Beginning with the first line, set down every line through the one containing "(0,0) rectangle (1489,1151);", exactly as it appears, but not the pictures.

—————

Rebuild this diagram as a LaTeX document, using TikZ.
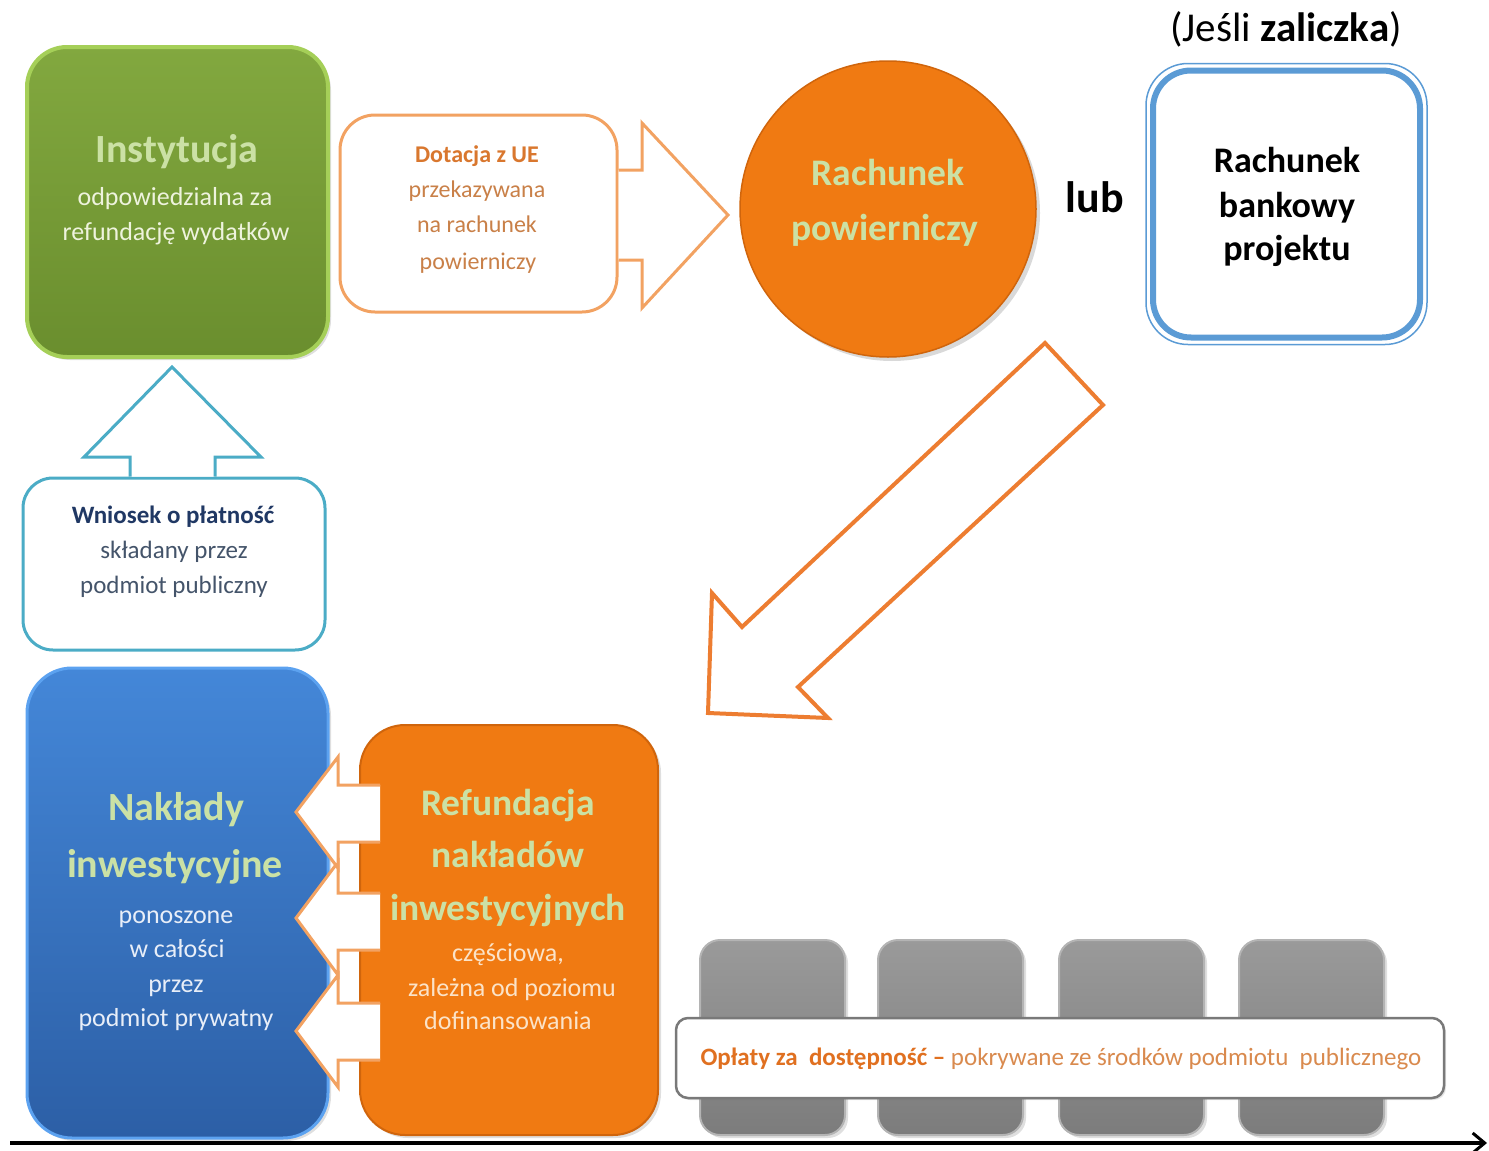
\documentclass[tikz,border=0pt]{standalone}
\usepackage{fontspec}
\setmainfont{Carlito}
\usetikzlibrary{shadows,calc,arrows.meta}
\definecolor{gTop}{HTML}{82A83F}
\definecolor{gBot}{HTML}{6A8E2E}
\definecolor{gRim}{HTML}{A5CF58}
\definecolor{hgreen}{HTML}{CBE1A5}
\definecolor{instTxt}{HTML}{EEF3DD}
\definecolor{orFill}{HTML}{F07A12}
\definecolor{orEdge}{HTML}{D0650C}
\definecolor{orLine}{HTML}{F2A262}
\definecolor{bigOr}{HTML}{ED7D31}
\definecolor{bTop}{HTML}{4487D8}
\definecolor{bBot}{HTML}{2C5FA6}
\definecolor{bRim}{HTML}{5CA2F0}
\definecolor{tealL}{HTML}{4BACC6}
\definecolor{acct}{HTML}{5B9BD5}
\definecolor{navyT}{HTML}{203864}
\definecolor{slateT}{HTML}{44546A}
\definecolor{dotT}{HTML}{D9772E}
\definecolor{dotB}{HTML}{C98048}
\definecolor{grayTop}{HTML}{9A9A9A}
\definecolor{grayBot}{HTML}{7C7C7C}
\definecolor{grayRim}{HTML}{B4B4B4}
\definecolor{nakTxt}{HTML}{E8EEF8}
\definecolor{refTxt}{HTML}{FBE3C8}
\definecolor{oplB}{HTML}{E07020}
\definecolor{oplR}{HTML}{D98A4E}
\tikzset{
  lbl/.style={inner sep=0pt, anchor=base},
  headtxt/.style={lbl, yshift=-12.6pt, font=\fontsize{40}{42}\selectfont\bfseries, text=hgreen},
  headsm/.style={lbl, yshift=-12pt, font=\fontsize{37.5}{40}\selectfont\bfseries, text=hgreen},
  bodytxt/.style={lbl, yshift=-8.5pt, font=\fontsize{26}{30}\selectfont},
  dottxt/.style={lbl, yshift=-7.7pt, font=\fontsize{24}{28}\selectfont, text=dotB},
  wntxt/.style={lbl, yshift=-8pt, font=\fontsize{25}{28}\selectfont, text=slateT},
  banktxt/.style={lbl, yshift=-11.5pt, font=\fontsize{36}{40}\selectfont\bfseries, text=black},
  boxshadow/.style={drop shadow={opacity=0.25, shadow xshift=3pt, shadow yshift=-3pt}},
  blockarrow/.style={line width=3, line join=miter, fill=white},
  graybox/.style={rectangle, rounded corners=20, minimum width=145, minimum height=195,
     top color=grayTop, bottom color=grayBot, draw=grayRim, line width=2, boxshadow},
}
\begin{document}
\begin{tikzpicture}[x=1pt,y=-1pt]
\useasboundingbox (0,0) rectangle (1489,1151);

% ---------- top left: institution ----------
\node[rectangle, rounded corners=40, minimum width=301, minimum height=310,
      top color=gTop, bottom color=gBot, draw=gRim, line width=4, boxshadow] (inst) at (177.5,202) {};
\node[headtxt] (inst1) at (177,150) {Instytucja};
\node[bodytxt, text=instTxt] (inst2) at (175,197) {odpowiedzialna za};
\node[bodytxt, text=instTxt] (inst3) at (176,232) {refundację wydatków};

% ---------- Dotacja box and arrow ----------
\node[rectangle, rounded corners=35, minimum width=277, minimum height=197,
      draw=orLine, line width=3, fill=white] (dot) at (478.5,213.5) {};
\node[dottxt, text=dotT, font=\fontsize{24}{28}\selectfont\bfseries] (dot1) at (477,155) {Dotacja z UE};
\node[dottxt] (dot2) at (477,190) {przekazywana};
\node[dottxt] (dot3) at (477,225) {na rachunek};
\node[dottxt] (dot4) at (478,262) {powierniczy};
\draw[blockarrow, draw=orLine] (dot.east |- 0,170) -- (642,170) -- (642,123) -- (728,215)
   -- (642,308) -- (642,260) -- (dot.east |- 0,260);

% ---------- circle ----------
\node[circle, minimum size=296, fill=orFill, draw=orEdge, line width=1.5,
      drop shadow={opacity=0.3, shadow xshift=4pt, shadow yshift=-4pt}] (circ) at (888,209) {};
\node[headsm] (circ1) at (888,173) {Rachunek};
\node[headsm] (circ2) at (885,228) {powierniczy};

% ---------- lub / bank account ----------
\node[lbl, yshift=-14pt, font=\fontsize{44}{48}\selectfont\bfseries] (lub) at (1095,198) {lub};
\node[lbl, yshift=-13pt, font=\fontsize{41}{44}\selectfont] (jesli) at (1286,28) {(Jeśli \textbf{zaliczka})};
\node[rectangle, rounded corners=38, minimum width=267, minimum height=267,
      draw=acct, line width=6, fill=white] (bank) at (1286.5,204) {};
\draw[acct, line width=1.5, rounded corners=42]
   ($(bank.south west)+(-4,4)$) rectangle ($(bank.north east)+(4,-4)$);
\node[banktxt] (bank1) at (1287,161) {Rachunek};
\node[banktxt] (bank2) at (1287,206) {bankowy};
\node[banktxt] (bank3) at (1287,249) {projektu};

% ---------- big diagonal arrow ----------
\draw[blockarrow, draw=bigOr, line width=4]
  (1045,343) -- (742,627) -- (712,593) -- (708,713) -- (828,718) -- (798,687) -- (1103,405) -- cycle;

% ---------- Wniosek ----------
\node[rectangle, rounded corners=30, minimum width=302, minimum height=172,
      draw=tealL, line width=3, fill=white] (wn) at (174,564) {};
\draw[blockarrow, draw=tealL] (wn.north -| 130,0) -- (130,457) -- (84,457) -- (172,367)
   -- (261,457) -- (215,457) -- (wn.north -| 215,0);
\node[wntxt, text=navyT, font=\fontsize{25}{28}\selectfont\bfseries] (wn1) at (173,515) {Wniosek o płatność};
\node[wntxt] (wn2) at (174,550) {składany przez};
\node[wntxt] (wn3) at (174,585) {podmiot publiczny};

% ---------- Nakłady / Refundacja ----------
\node[rectangle, rounded corners=45, minimum width=301, minimum height=470,
      top color=bTop, bottom color=bBot, draw=bRim, line width=3, boxshadow] (nak) at (177.5,903) {};
\node[rectangle, rounded corners=45, minimum width=298, minimum height=410,
      fill=orFill, draw=orEdge, line width=2, boxshadow] (ref) at (509,930) {};

\draw[blockarrow, draw=orLine] (380,1003) -- (338,1003) -- (338,975) -- (296,1031)
   -- (338,1087) -- (338,1060) -- (380,1060);
\draw[blockarrow, draw=orLine] (380,893) -- (338,893) -- (338,862) -- (296,918)
   -- (338,975) -- (338,950) -- (380,950);
\draw[blockarrow, draw=orLine] (380,785) -- (338,785) -- (338,757) -- (296,812)
   -- (338,868) -- (338,842) -- (380,842);

\node[headtxt] (nak1) at (176,808) {Nakłady};
\node[headtxt] (nak2) at (175,865) {inwestycyjne};
\node[bodytxt, text=nakTxt] (nak3) at (176,915) {ponoszone};
\node[bodytxt, text=nakTxt] (nak4) at (177,949) {w całości};
\node[bodytxt, text=nakTxt] (nak5) at (176,984) {przez};
\node[bodytxt, text=nakTxt] (nak6) at (176,1018) {podmiot prywatny};

\node[headsm] (ref1) at (508,803) {Refundacja};
\node[headsm] (ref2) at (508,855) {nakładów};
\node[headsm] (ref3) at (508,908) {inwestycyjnych};
\node[bodytxt, text=refTxt] (ref4) at (508,953) {częściowa,};
\node[bodytxt, text=refTxt] (ref5) at (512,988) {zależna od poziomu};
\node[bodytxt, text=refTxt] (ref6) at (508,1021) {dofinansowania};

% ---------- availability payments ----------
\node[graybox] (g1) at (772.5,1037.5) {};
\node[graybox] (g2) at (950.5,1037.5) {};
\node[graybox] (g3) at (1131.5,1037.5) {};
\node[graybox] (g4) at (1311.5,1037.5) {};
\node[rectangle, rounded corners=12, minimum width=768, minimum height=80,
      fill=white, draw=gray!95!black, line width=2.5,
      drop shadow={opacity=0.2, shadow xshift=2pt, shadow yshift=-2pt}] (opl) at (1060,1058) {};
\node[lbl, yshift=-8pt, font=\fontsize{25}{28}\selectfont] (opl1) at (1061,1057)
   {\textcolor{oplB}{\textbf{Opłaty za\ \ dostępność –}} \textcolor{oplR}{pokrywane ze środków podmiotu\ \ publicznego}};

% ---------- timeline ----------
\coordinate (t0) at (10,1143);
\coordinate (t1) at (1487,1143);
\draw[line width=4, -{Straight Barb[length=12pt,width=20pt,line width=3pt]}] (t0) -- (t1);
\end{tikzpicture}
\end{document}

—————

▶ **The reply**:
Rebuild this diagram as a LaTeX document, using TikZ.
\documentclass[tikz,border=0pt]{standalone}
\usepackage{fontspec}
\setmainfont{Carlito}
\usetikzlibrary{shadows,calc,arrows.meta}
\definecolor{gTop}{HTML}{82A83F}
\definecolor{gBot}{HTML}{6A8E2E}
\definecolor{gRim}{HTML}{A5CF58}
\definecolor{hgreen}{HTML}{CBE1A5}
\definecolor{instTxt}{HTML}{EEF3DD}
\definecolor{orFill}{HTML}{F07A12}
\definecolor{orEdge}{HTML}{D0650C}
\definecolor{orLine}{HTML}{F2A262}
\definecolor{bigOr}{HTML}{ED7D31}
\definecolor{bTop}{HTML}{4487D8}
\definecolor{bBot}{HTML}{2C5FA6}
\definecolor{bRim}{HTML}{5CA2F0}
\definecolor{tealL}{HTML}{4BACC6}
\definecolor{acct}{HTML}{5B9BD5}
\definecolor{navyT}{HTML}{203864}
\definecolor{slateT}{HTML}{44546A}
\definecolor{dotT}{HTML}{D9772E}
\definecolor{dotB}{HTML}{C98048}
\definecolor{grayTop}{HTML}{9A9A9A}
\definecolor{grayBot}{HTML}{7C7C7C}
\definecolor{grayRim}{HTML}{B4B4B4}
\definecolor{nakTxt}{HTML}{E8EEF8}
\definecolor{refTxt}{HTML}{FBE3C8}
\definecolor{oplB}{HTML}{E07020}
\definecolor{oplR}{HTML}{D98A4E}
\tikzset{
  lbl/.style={inner sep=0pt, anchor=base},
  headtxt/.style={lbl, yshift=-12.6pt, font=\fontsize{40}{42}\selectfont\bfseries, text=hgreen},
  headsm/.style={lbl, yshift=-12pt, font=\fontsize{37.5}{40}\selectfont\bfseries, text=hgreen},
  bodytxt/.style={lbl, yshift=-8.5pt, font=\fontsize{26}{30}\selectfont},
  dottxt/.style={lbl, yshift=-7.7pt, font=\fontsize{24}{28}\selectfont, text=dotB},
  wntxt/.style={lbl, yshift=-8pt, font=\fontsize{25}{28}\selectfont, text=slateT},
  banktxt/.style={lbl, yshift=-11.5pt, font=\fontsize{36}{40}\selectfont\bfseries, text=black},
  boxshadow/.style={drop shadow={opacity=0.25, shadow xshift=3pt, shadow yshift=-3pt}},
  blockarrow/.style={line width=3, line join=miter, fill=white},
  graybox/.style={rectangle, rounded corners=20, minimum width=145, minimum height=195,
     top color=grayTop, bottom color=grayBot, draw=grayRim, line width=2, boxshadow},
}
\begin{document}
\begin{tikzpicture}[x=1pt,y=-1pt]
\useasboundingbox (0,0) rectangle (1489,1151);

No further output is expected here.